In 1992, the Sony Pictures Post Production Services sound team installed the first of many Harrison MPC film re-recording consoles, the product of a design collaboration between the manufacturer and Jeff Taylor, Chief Engineer at the studio’s Culver City facility. Thirty years on, while postproduction workflows have evolved significantly, Sony Pictures’ engineers continue to use Harrison’s audio processing tools, with more than four dozen licences for Harrison’s MPC Channel Strip software in place across 14 mix stages.
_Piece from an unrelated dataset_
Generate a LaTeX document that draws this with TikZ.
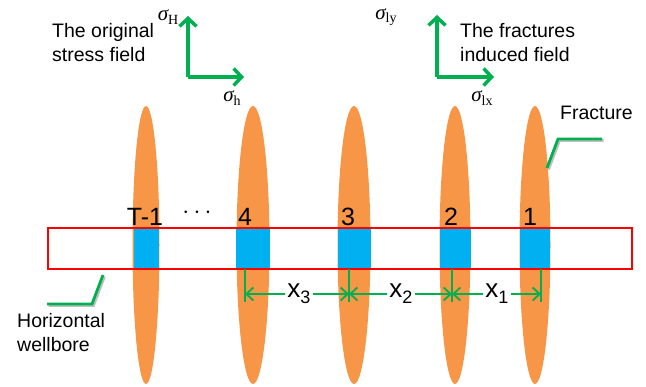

‘We have a lot of mix stages here at Sony Pictures Post Production Services and cover both feature film and episodic television,’ says Post Production Sound Engineer, Mark Onks. He has been a witness to those changing workflows, having arrived at Sony Pictures Post Production Facilities 26 years ago when mag machines and analogue consoles were standard. These days, the Sony lot’s stages are largely based on a DAW workflow or hybrid configurations with the MPC consoles.
‘We are using the Harrison MPC Channel Strip plug-ins to emulate how mixers in the past have shaped and contoured their sound sources and elements with familiar tools. They are rebuilding a Harrison console in the software world,’ Onks continues,
‘The MPC Channel Strip plug-in primarily is used to do EQ, dynamics, de-noising, de-essing and other things with a great deal of similarity and feel as the old MPC consoles. They work the same way, and the response of the filters, equalisers and dynamics control is similar in feel and function to the original hardware.’
The MPC Channel Strip plug-in combines six components derived from the DSP of Harrison’s MPC 5 ‘motion picture’ digital mixing console, offering a parametric eight-band EQ with RTA, a pair of multi-pole filters, two-band de-esser, two-band de-noiser, a compressor and control of routing, trim and polarity.
‘It’s convenient that all of those functions are in one window, as opposed to having a de-esser here, a compressor there,’ Onks says. ‘Plus, it’s fast, and the visual feedback shows you what’s happening to the sound. It’s like an extension of the MPC console in many ways.’
‘I think one of the things that makes this particular plug-in very powerful is the fact that you can change the order in which the signal flows through the various functions,’ he continues. ‘You could put the compressor before the EQ, or the de-noiser after; you can slide them around and make your own choices. That’s not often offered in software intended for mixing motion-picture sound, so we really appreciate that.’
The ongoing relationship between Harrison and Sony Pictures Post Production Facilities has resulted in the installation of numerous MPC models over the years. In 2013, for example, Sony Pictures was one of the first studios to install the MPC5 digital film console, on the recently renovated Stage 17. The following year, the William Holden Theater got a new Harrison Xrange processing system.
Sony Pictures has embraced Harrison software, but there is no shortage of hardware on the lot, either. ‘We still have some Harrison MPC consoles active in the music sections of the bigger stages,’ Onks says – including in the Burt Lancaster Theater, Kim Novak Theater and William Holden Theater, where 32-fader sections are available.
’We also rely heavily on the backend of the Harrison Xrange system,’ he says. ‘Xrange is a very powerful backbone for us to use with the more current workflows in the digital audio workstations. It does all the routing and speaker management prior to the processors for the speaker systems in the rooms, now that we are Atmos everywhere. The Novak and the Holden both do Auro3D as well. We cover all the formats: Atmos, Auro, Imax; you name it.’
The MPC plug-in is also not the only Harrison software in use on the Sony lot: ‘Some of the other plug-ins, like the AVA De-esser, are used on their own in a few cases in a few of the TV stages. But the MPC Channel Strip is the one that’s used in most of the features stages here.’